===== DATA EXCERPT

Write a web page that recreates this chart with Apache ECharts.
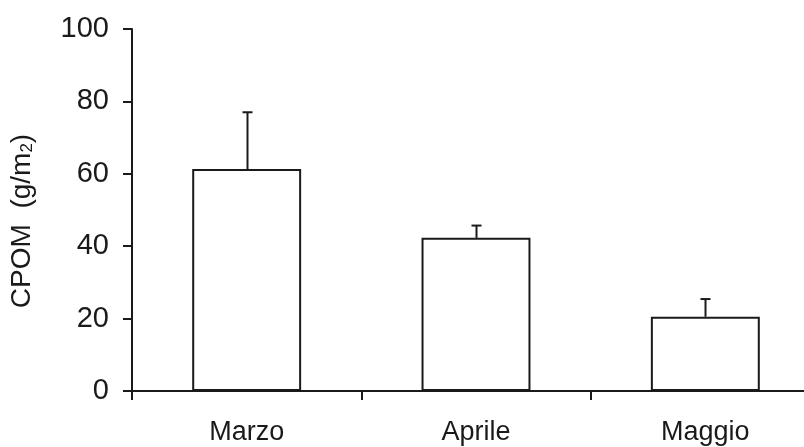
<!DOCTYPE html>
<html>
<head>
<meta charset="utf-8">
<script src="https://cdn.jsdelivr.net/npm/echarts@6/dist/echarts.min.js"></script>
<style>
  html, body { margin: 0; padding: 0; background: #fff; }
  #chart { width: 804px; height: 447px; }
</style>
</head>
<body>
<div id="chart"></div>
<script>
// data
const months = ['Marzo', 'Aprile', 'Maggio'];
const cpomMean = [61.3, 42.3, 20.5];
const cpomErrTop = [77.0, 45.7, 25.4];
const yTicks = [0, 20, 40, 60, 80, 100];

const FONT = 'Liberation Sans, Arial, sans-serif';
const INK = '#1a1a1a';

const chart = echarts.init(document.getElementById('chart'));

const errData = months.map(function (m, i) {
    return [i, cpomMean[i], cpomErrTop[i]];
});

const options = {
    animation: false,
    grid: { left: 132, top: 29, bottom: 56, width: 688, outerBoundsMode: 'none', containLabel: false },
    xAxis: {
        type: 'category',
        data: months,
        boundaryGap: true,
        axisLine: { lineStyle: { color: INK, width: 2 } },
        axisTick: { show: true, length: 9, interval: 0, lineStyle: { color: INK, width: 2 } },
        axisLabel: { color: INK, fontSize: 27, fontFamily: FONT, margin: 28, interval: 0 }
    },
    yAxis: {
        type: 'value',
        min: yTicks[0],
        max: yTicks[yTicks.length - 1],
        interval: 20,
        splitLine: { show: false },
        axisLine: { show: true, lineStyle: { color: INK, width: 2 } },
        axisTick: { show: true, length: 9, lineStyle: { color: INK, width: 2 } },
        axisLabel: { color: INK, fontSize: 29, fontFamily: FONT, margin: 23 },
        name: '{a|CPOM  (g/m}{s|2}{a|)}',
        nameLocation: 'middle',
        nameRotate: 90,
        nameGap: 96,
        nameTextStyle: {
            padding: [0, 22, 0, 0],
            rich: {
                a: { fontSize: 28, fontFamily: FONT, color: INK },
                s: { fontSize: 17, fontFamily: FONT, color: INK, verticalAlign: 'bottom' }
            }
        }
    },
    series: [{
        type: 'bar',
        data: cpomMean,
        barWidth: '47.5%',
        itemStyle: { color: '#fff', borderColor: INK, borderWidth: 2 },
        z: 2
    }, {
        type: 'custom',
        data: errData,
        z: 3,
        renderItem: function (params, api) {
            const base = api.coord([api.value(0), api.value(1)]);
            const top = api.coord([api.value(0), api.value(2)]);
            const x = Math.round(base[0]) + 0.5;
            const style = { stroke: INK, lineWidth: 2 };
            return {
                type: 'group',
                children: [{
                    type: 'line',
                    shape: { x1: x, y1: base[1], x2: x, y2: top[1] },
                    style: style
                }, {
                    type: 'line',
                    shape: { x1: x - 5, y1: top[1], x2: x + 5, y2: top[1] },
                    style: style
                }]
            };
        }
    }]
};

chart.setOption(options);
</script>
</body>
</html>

==========

**TASK OBJECTIVE**: Repeat the material above word for word and skip every image in it.

**THE OUTPUT**:
Write a web page that recreates this chart with Apache ECharts.
<!DOCTYPE html>
<html>
<head>
<meta charset="utf-8">
<script src="https://cdn.jsdelivr.net/npm/echarts@6/dist/echarts.min.js"></script>
<style>
  html, body { margin: 0; padding: 0; background: #fff; }
  #chart { width: 804px; height: 447px; }
</style>
</head>
<body>
<div id="chart"></div>
<script>
// data
const months = ['Marzo', 'Aprile', 'Maggio'];
const cpomMean = [61.3, 42.3, 20.5];
const cpomErrTop = [77.0, 45.7, 25.4];
const yTicks = [0, 20, 40, 60, 80, 100];

const FONT = 'Liberation Sans, Arial, sans-serif';
const INK = '#1a1a1a';

const chart = echarts.init(document.getElementById('chart'));

const errData = months.map(function (m, i) {
    return [i, cpomMean[i], cpomErrTop[i]];
});

const options = {
    animation: false,
    grid: { left: 132, top: 29, bottom: 56, width: 688, outerBoundsMode: 'none', containLabel: false },
    xAxis: {
        type: 'category',
        data: months,
        boundaryGap: true,
        axisLine: { lineStyle: { color: INK, width: 2 } },
        axisTick: { show: true, length: 9, interval: 0, lineStyle: { color: INK, width: 2 } },
        axisLabel: { color: INK, fontSize: 27, fontFamily: FONT, margin: 28, interval: 0 }
    },
    yAxis: {
        type: 'value',
        min: yTicks[0],
        max: yTicks[yTicks.length - 1],
        interval: 20,
        splitLine: { show: false },
        axisLine: { show: true, lineStyle: { color: INK, width: 2 } },
        axisTick: { show: true, length: 9, lineStyle: { color: INK, width: 2 } },
        axisLabel: { color: INK, fontSize: 29, fontFamily: FONT, margin: 23 },
        name: '{a|CPOM  (g/m}{s|2}{a|)}',
        nameLocation: 'middle',
        nameRotate: 90,
        nameGap: 96,
        nameTextStyle: {
            padding: [0, 22, 0, 0],
            rich: {
                a: { fontSize: 28, fontFamily: FONT, color: INK },
                s: { fontSize: 17, fontFamily: FONT, color: INK, verticalAlign: 'bottom' }
            }
        }
    },
    series: [{
        type: 'bar',
        data: cpomMean,
        barWidth: '47.5%',
        itemStyle: { color: '#fff', borderColor: INK, borderWidth: 2 },
        z: 2
    }, {
        type: 'custom',
        data: errData,
        z: 3,
        renderItem: function (params, api) {
            const base = api.coord([api.value(0), api.value(1)]);
            const top = api.coord([api.value(0), api.value(2)]);
            const x = Math.round(base[0]) + 0.5;
            const style = { stroke: INK, lineWidth: 2 };
            return {
                type: 'group',
                children: [{
                    type: 'line',
                    shape: { x1: x, y1: base[1], x2: x, y2: top[1] },
                    style: style
                }, {
                    type: 'line',
                    shape: { x1: x - 5, y1: top[1], x2: x + 5, y2: top[1] },
                    style: style
                }]
            };
        }
    }]
};

chart.setOption(options);
</script>
</body>
</html>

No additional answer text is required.